Wirtschaft

Szenario sollte Leute „in Schrecken versetzen“: Wirtschaftsweise Grimm wehrt sich gegen Kritik

Die Wirtschaftsweise fordert die Kürzung von Leistungen. Dies sorgt für scharfe Kritik seitens der Grünen und Linken. Doch Grimm wehrt sich dagegen.

Veronika Grimm, Mitglied im Sachverständigenrat der Bundesregierung, fordert Kürzungen bei den Sozialversicherungen.
Veronika Grimm, Mitglied im Sachverständigenrat der Bundesregierung, fordert Kürzungen bei den Sozialversicherungen.Britta Pedersen/dpa

Die Wirtschaftsweise Veronika Grimm hält angesichts der angespannten finanziellen Lage der Sozialversicherungen auch Leistungskürzungen für nötig. „Wir brauchen in der Renten-, Pflege- und Krankenversicherung mehr Ehrlichkeit darüber, welche Leistungen wir uns wirklich leisten können und welche nicht“, sagte sie der Funke Mediengruppe. „Wenn man den Menschen Versprechungen macht, die man am Ende nicht halten kann, dann sorgen sie nicht privat vor, obwohl viele es könnten.“

Als Beispiel nannte Grimm die sogenannte Haltelinie der Rente. „Auf Dauer wird das nicht finanzierbar sein. In der Pflege sieht es nicht anders aus“, sagte sie. Wer in der Lage sei, Pflegeleistungen selbst zu finanzieren, müsse das auch tun. „Sonst können wir das System nicht auf Dauer finanzieren. Das heißt auch, dass wir mitunter Leistungen werden kürzen müssen.“ Schon jetzt lägen die Lohnnebenkosten bei 42 Prozent. Bis zum Ende der Legislaturperiode könnten sie auf 45 Prozent steigen, sagte Grimm.

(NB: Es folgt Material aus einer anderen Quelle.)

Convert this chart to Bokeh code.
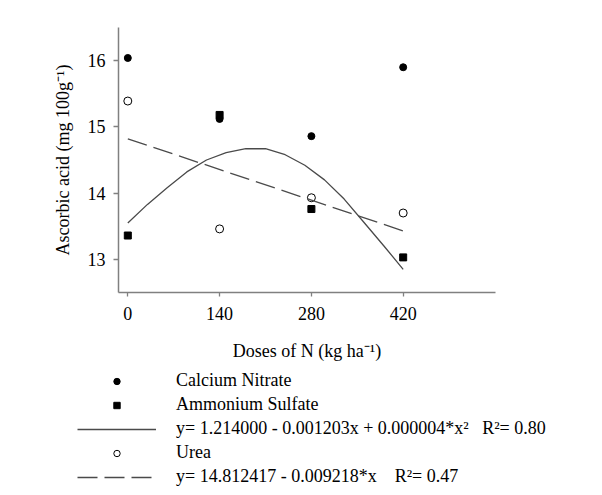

Scharfe Kritik an Wirtschaftsweiser Grimm

Kritik an Grimm kam von SPD und Grünen. „Die neoliberale Herangehensweise, die Lösungen nur durch Kürzungen bei der Versorgung der Bürgerinnen und Bürger in unserem Land zu suchen, ist jedenfalls zu einfach gedacht und findet nicht unsere Zustimmung“, sagte SPD-Fraktionsgeschäftsführer Dirk Wiese den Funke-Zeitungen. Grünen-Fraktionsvize Andreas Audretsch kritisierte, Frauen würden in Altersarmut gestürzt, wenn die Rente weiter gekürzt werde. „Wir müssen andere Stellschrauben in den Blick nehmen, zum Beispiel in dem wir Menschen ermöglichen, überhaupt zu arbeiten. Wenn Frauen so viel arbeiten könnten, wie sie wollen, hätten wir 850.000 Vollzeitarbeitskräfte mehr.“

Dazu schrieb Grimm auf der Plattform X: „Die Politik macht den Leuten Angst vor Reformen. Angst sollte man viel mehr vor der Situation haben, in der nicht reformiert wird“. Dies führe zwangsläufig dazu, dass die Rente nicht mehr finanzierbar sei und die Leistungsträger den Generationenvertrag aufkündigen. Dieses Szenario „sollte diejenigen, die von der gesetzlichen Rente abhängen, tatsächlich in Schrecken versetzen“. Die Unehrlichkeit der Politik gegenüber den Wählern sei erschreckend.

Dies halte sie für einen Grund, warum extreme Parteien mehr Zulauf bekämen, so Grimm weiter. „Denn viele Wähler verstehen sehr wohl, dass die versprochenen Reformen das Gegenteil von dem sind, was notwendig ist“. Die AfD dürfe keine Lösung sein, doch „der Frust mit den etablierten Parteien ist grenzenlos“.

Das Bundeskabinett hat diese Woche ein Rentengesetz auf den Weg gebracht, das ein stabiles Rentenniveau bis 2031 und bessere Renten für Millionen Mütter auf den Weg gebracht. Obwohl die Verbesserungen mit Steuergeld bezahlt werden sollen, müssen sich auch Arbeitnehmer und Arbeitgeber laut Gesetzentwurf auf etwas höhere Kosten einstellen: Ab 2027 soll der Rentenbeitrag von heute 18,6 auf 18,8 Prozent steigen – etwas mehr als erwartet.